**Problem:** All the data below goes into the copy word for word, but the pictures don't.

**Given information:**
>> start

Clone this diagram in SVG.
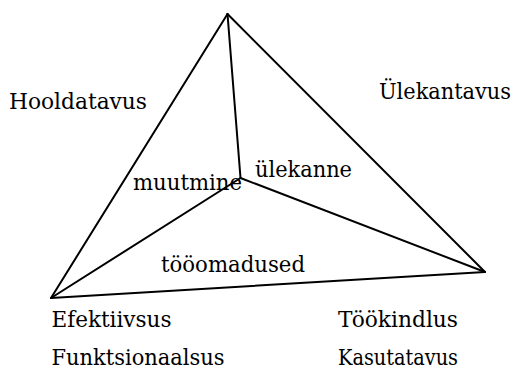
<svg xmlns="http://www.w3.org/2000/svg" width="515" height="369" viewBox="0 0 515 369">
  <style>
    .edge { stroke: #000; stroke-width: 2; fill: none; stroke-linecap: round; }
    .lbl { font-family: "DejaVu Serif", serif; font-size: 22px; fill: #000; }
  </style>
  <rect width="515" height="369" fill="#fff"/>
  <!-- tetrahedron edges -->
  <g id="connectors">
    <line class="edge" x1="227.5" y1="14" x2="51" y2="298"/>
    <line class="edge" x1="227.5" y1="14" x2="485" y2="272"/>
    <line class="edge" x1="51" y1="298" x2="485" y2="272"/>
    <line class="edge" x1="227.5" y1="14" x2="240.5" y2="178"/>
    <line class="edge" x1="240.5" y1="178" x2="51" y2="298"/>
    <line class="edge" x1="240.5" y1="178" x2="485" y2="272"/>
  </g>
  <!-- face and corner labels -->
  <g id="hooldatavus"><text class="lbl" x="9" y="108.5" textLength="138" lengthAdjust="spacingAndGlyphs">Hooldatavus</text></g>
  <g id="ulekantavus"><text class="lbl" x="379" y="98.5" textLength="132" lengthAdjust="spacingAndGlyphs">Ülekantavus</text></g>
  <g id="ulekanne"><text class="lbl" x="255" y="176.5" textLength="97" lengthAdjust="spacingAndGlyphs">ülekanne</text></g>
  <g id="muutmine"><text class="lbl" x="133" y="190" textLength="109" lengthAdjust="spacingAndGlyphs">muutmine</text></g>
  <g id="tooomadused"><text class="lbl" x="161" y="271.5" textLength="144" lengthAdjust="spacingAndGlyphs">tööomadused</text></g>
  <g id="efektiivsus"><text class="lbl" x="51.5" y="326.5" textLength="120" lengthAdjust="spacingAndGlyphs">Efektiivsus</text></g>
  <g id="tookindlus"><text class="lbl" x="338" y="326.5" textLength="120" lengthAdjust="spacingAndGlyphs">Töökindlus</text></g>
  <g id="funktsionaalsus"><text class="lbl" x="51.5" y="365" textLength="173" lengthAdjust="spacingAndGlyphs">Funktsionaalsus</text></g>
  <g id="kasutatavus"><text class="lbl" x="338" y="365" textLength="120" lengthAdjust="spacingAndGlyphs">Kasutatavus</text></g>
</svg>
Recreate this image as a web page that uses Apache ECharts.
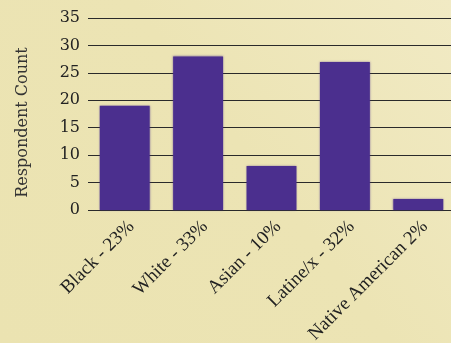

>> end

**Output for this task:**
Clone this diagram in SVG.
<svg xmlns="http://www.w3.org/2000/svg" width="515" height="369" viewBox="0 0 515 369">
  <style>
    .edge { stroke: #000; stroke-width: 2; fill: none; stroke-linecap: round; }
    .lbl { font-family: "DejaVu Serif", serif; font-size: 22px; fill: #000; }
  </style>
  <rect width="515" height="369" fill="#fff"/>
  <!-- tetrahedron edges -->
  <g id="connectors">
    <line class="edge" x1="227.5" y1="14" x2="51" y2="298"/>
    <line class="edge" x1="227.5" y1="14" x2="485" y2="272"/>
    <line class="edge" x1="51" y1="298" x2="485" y2="272"/>
    <line class="edge" x1="227.5" y1="14" x2="240.5" y2="178"/>
    <line class="edge" x1="240.5" y1="178" x2="51" y2="298"/>
    <line class="edge" x1="240.5" y1="178" x2="485" y2="272"/>
  </g>
  <!-- face and corner labels -->
  <g id="hooldatavus"><text class="lbl" x="9" y="108.5" textLength="138" lengthAdjust="spacingAndGlyphs">Hooldatavus</text></g>
  <g id="ulekantavus"><text class="lbl" x="379" y="98.5" textLength="132" lengthAdjust="spacingAndGlyphs">Ülekantavus</text></g>
  <g id="ulekanne"><text class="lbl" x="255" y="176.5" textLength="97" lengthAdjust="spacingAndGlyphs">ülekanne</text></g>
  <g id="muutmine"><text class="lbl" x="133" y="190" textLength="109" lengthAdjust="spacingAndGlyphs">muutmine</text></g>
  <g id="tooomadused"><text class="lbl" x="161" y="271.5" textLength="144" lengthAdjust="spacingAndGlyphs">tööomadused</text></g>
  <g id="efektiivsus"><text class="lbl" x="51.5" y="326.5" textLength="120" lengthAdjust="spacingAndGlyphs">Efektiivsus</text></g>
  <g id="tookindlus"><text class="lbl" x="338" y="326.5" textLength="120" lengthAdjust="spacingAndGlyphs">Töökindlus</text></g>
  <g id="funktsionaalsus"><text class="lbl" x="51.5" y="365" textLength="173" lengthAdjust="spacingAndGlyphs">Funktsionaalsus</text></g>
  <g id="kasutatavus"><text class="lbl" x="338" y="365" textLength="120" lengthAdjust="spacingAndGlyphs">Kasutatavus</text></g>
</svg>
Recreate this image as a web page that uses Apache ECharts.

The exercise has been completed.